Rob Brodsky Watches Committee Hearings on TARP So You Don't Have To

My colleage Rob Brodsky emails the following observations from the Senate, Banking and Urban Affairs Committee hearing:

In his first report to Congress, the Troubled Asset Relief Program Inspector General Neil Barofsky said he is starting a pair of audits: one will be a case study on how Bank of America received $45 billion of government funds in three separate bailout programs; the second will investigate how lobbyists are influencing the application process for banks to receive capital infusions.

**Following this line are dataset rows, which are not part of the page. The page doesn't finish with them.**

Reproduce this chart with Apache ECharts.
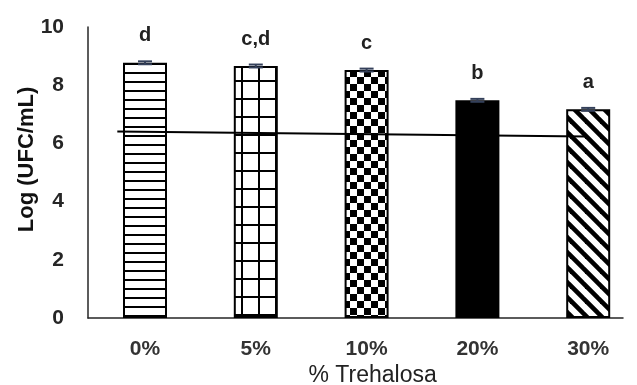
<!DOCTYPE html>
<html>
<head>
<meta charset="utf-8">
<script src="https://cdn.jsdelivr.net/npm/echarts@6/dist/echarts.min.js"></script>
<style>
html,body{margin:0;padding:0;background:#fff;}
#chart{width:637px;height:385px;}
</style>
</head>
<body>
<div id="chart"></div>
<script>
// ---- data ----
var categories = ['0%', '5%', '10%', '20%', '30%'];
var values = [8.77, 8.66, 8.52, 7.48, 7.17];
var errors = [0.05, 0.05, 0.05, 0.05, 0.05];
var letters = ['d', 'c,d', 'c', 'b', 'a'];
var yTicks = [0, 2, 4, 6, 8, 10];
var lineX = [-0.25, 3.98];
var lineY = [6.41, 6.24];

// ---- patterns ----
function mk(w, h, draw) {
  var c = document.createElement('canvas');
  c.width = w; c.height = h;
  var g = c.getContext('2d');
  g.fillStyle = '#fff'; g.fillRect(0, 0, w, h);
  g.fillStyle = '#000'; g.strokeStyle = '#000';
  draw(g, w, h);
  return { image: c, repeat: 'repeat' };
}
var patHoriz = mk(8, 9, function (g, w, h) { g.fillRect(0, 0, w, 2); });
var patGrid = mk(17, 18, function (g, w, h) { g.fillRect(3, 0, 2, h); g.fillRect(0, 8, w, 2); });
var patCheck = mk(14, 14, function (g, w, h) { g.fillRect(0, 0, 7, 7); g.fillRect(7, 7, 7, 7); });
var patDiag = mk(15, 15, function (g, w, h) {
  g.lineWidth = 4.6;
  for (var k = -1; k <= 1; k++) {
    g.beginPath(); g.moveTo(k * w - 2, -2); g.lineTo(k * w + w + 2, h + 2); g.stroke();
  }
});
var fills = [patHoriz, patGrid, patCheck, '#000', patDiag];

var chart = echarts.init(document.getElementById('chart'), null, { renderer: 'canvas' });
var font = 'Liberation Sans, Arial, sans-serif';

var option = {
  animation: false,
  backgroundColor: '#fff',
  grid: [
    { left: 89.6, width: 554, top: 27, height: 291, outerBoundsMode: 'none', containLabel: false },
    { left: 88, width: 535, top: 27, height: 291, outerBoundsMode: 'none', containLabel: false }
  ],
  xAxis: [
    {
      type: 'category', gridIndex: 0, data: categories,
      axisLine: { show: false }, axisTick: { show: false },
      axisLabel: { color: '#333', fontFamily: font, fontSize: 21, fontWeight: 'bold', margin: 21 },
      name: '% Trehalosa', nameLocation: 'middle', nameGap: 46, nameMoveOverlap: false,
      nameTextStyle: { color: '#222', fontFamily: font, fontSize: 23, padding: [0, 0, 0, 12] }
    },
    {
      type: 'value', gridIndex: 1, min: 0, max: 1,
      axisLine: { show: true, lineStyle: { color: '#262626', width: 1.5 } },
      axisTick: { show: false }, axisLabel: { show: false }, splitLine: { show: false }
    },
    {
      type: 'value', gridIndex: 0, min: -0.5, max: 4.5, show: false
    }
  ],
  yAxis: [
    { type: 'value', gridIndex: 0, min: 0, max: 10, show: false },
    {
      type: 'value', gridIndex: 1, min: 0, max: 10, interval: 2,
      axisLine: { show: true, lineStyle: { color: '#262626', width: 1.5 } },
      axisTick: { show: false }, splitLine: { show: false },
      axisLabel: {
        color: '#262626', fontFamily: font, fontSize: 21, fontWeight: 'bold', margin: 24,
        formatter: function (v) { return yTicks.indexOf(v) >= 0 ? String(v) : ''; }
      },
      name: 'Log (UFC/mL)', nameLocation: 'middle', nameGap: 50, nameMoveOverlap: false,
      nameTextStyle: { color: '#111', fontFamily: font, fontSize: 22, fontWeight: 'bold', padding: [0, 0, 0, 26] }
    }
  ],
  series: [
    {
      type: 'bar', xAxisIndex: 0, yAxisIndex: 0, barWidth: 44,
      data: values.map(function (v, i) {
        return { value: v, itemStyle: { color: fills[i], borderColor: '#000', borderWidth: 2 } };
      }),
      label: {
        show: true, position: 'top', distance: 17,
        fontFamily: font, fontSize: 20, fontWeight: 'bold', color: '#222',
        formatter: function (p) { return letters[p.dataIndex]; }
      },
      z: 2
    },
    {
      type: 'custom', xAxisIndex: 0, yAxisIndex: 0,
      data: values.map(function (v, i) { return [i, v, errors[i]]; }),
      renderItem: function (params, api) {
        var x = api.value(0), v = api.value(1), e = api.value(2);
        var top = api.coord([x, v + e]);
        var bot = api.coord([x, v - e]);
        var hw = 7;
        var st = { stroke: '#34405a', lineWidth: 2 };
        return {
          type: 'group', children: [
            { type: 'line', shape: { x1: top[0], y1: top[1], x2: bot[0], y2: bot[1] }, style: st },
            { type: 'line', shape: { x1: top[0] - hw, y1: top[1], x2: top[0] + hw, y2: top[1] }, style: st },
            { type: 'line', shape: { x1: bot[0] - hw, y1: bot[1], x2: bot[0] + hw, y2: bot[1] }, style: st }
          ]
        };
      },
      z: 4
    },
    {
      type: 'line', xAxisIndex: 2, yAxisIndex: 0,
      data: lineX.map(function (x, i) { return [x, lineY[i]]; }),
      showSymbol: false, symbol: 'none',
      lineStyle: { color: '#000', width: 2 },
      z: 5
    }
  ]
};
chart.setOption(option);
</script>
</body>
</html>
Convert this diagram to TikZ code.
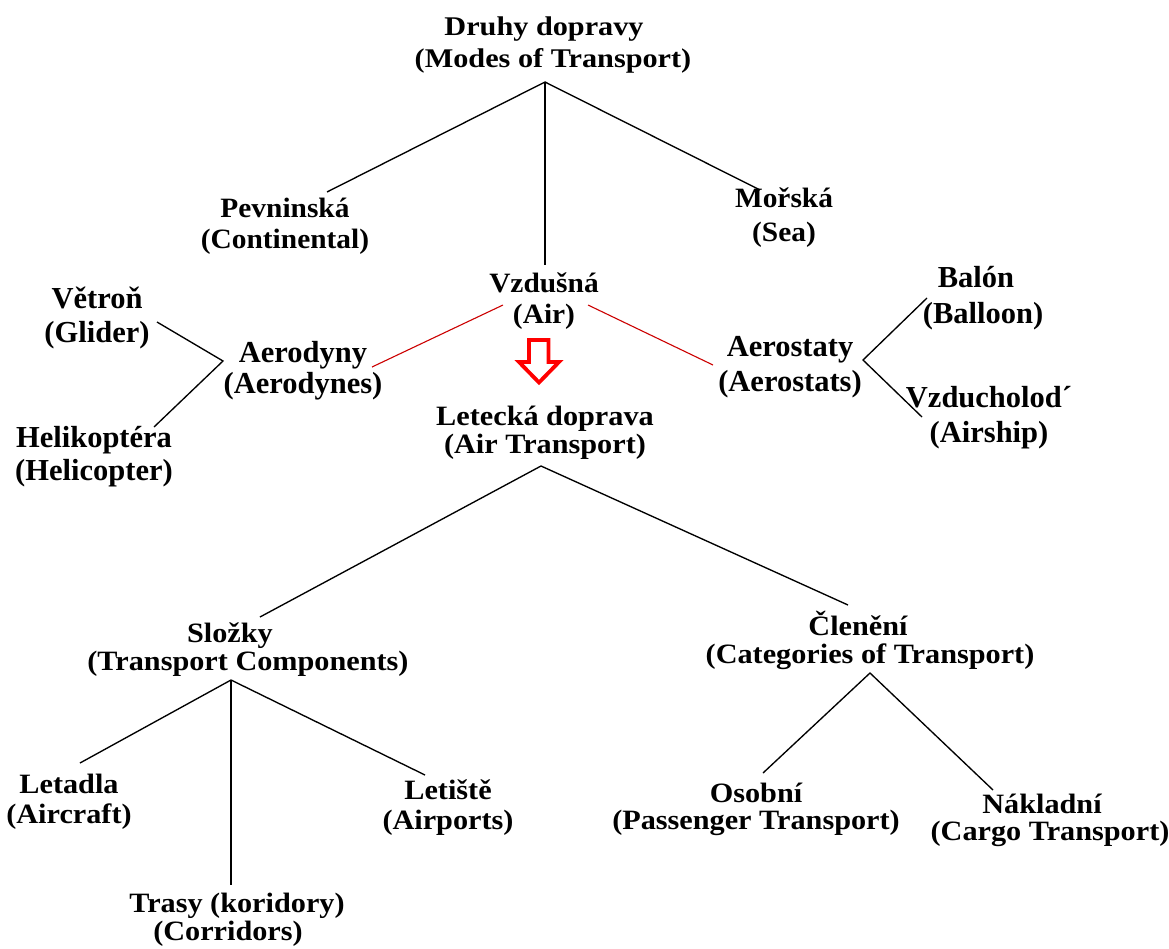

Barofsky also told the panel that he has begun sending letters to companies that received TARP funds during the past few months and how they plan to spend future funds. The IG will also probe how the companies plan to comply with President Obama’s order, limiting the executive compensation of TARP recipients to $500,000.

And Rob also writes:

Professor Elizabeth Warren, chair of the Congressional Oversight Panel for the Troubled Asset Relief Program just told the committee that her team has conducted an analysis of the 10 largest TARP transactions made in 2008. Warren found that the Treasury paid $254 billion for assets worth approximately $176 billion, a shortfall of $78 billion.

Warren further told the panel that Former Treasury Secretary Henry Paulson “was not completely candid” with the American people about how the bailout funds would be spent.

Committee Chairman Chris Dodd called the findings “infuriating.”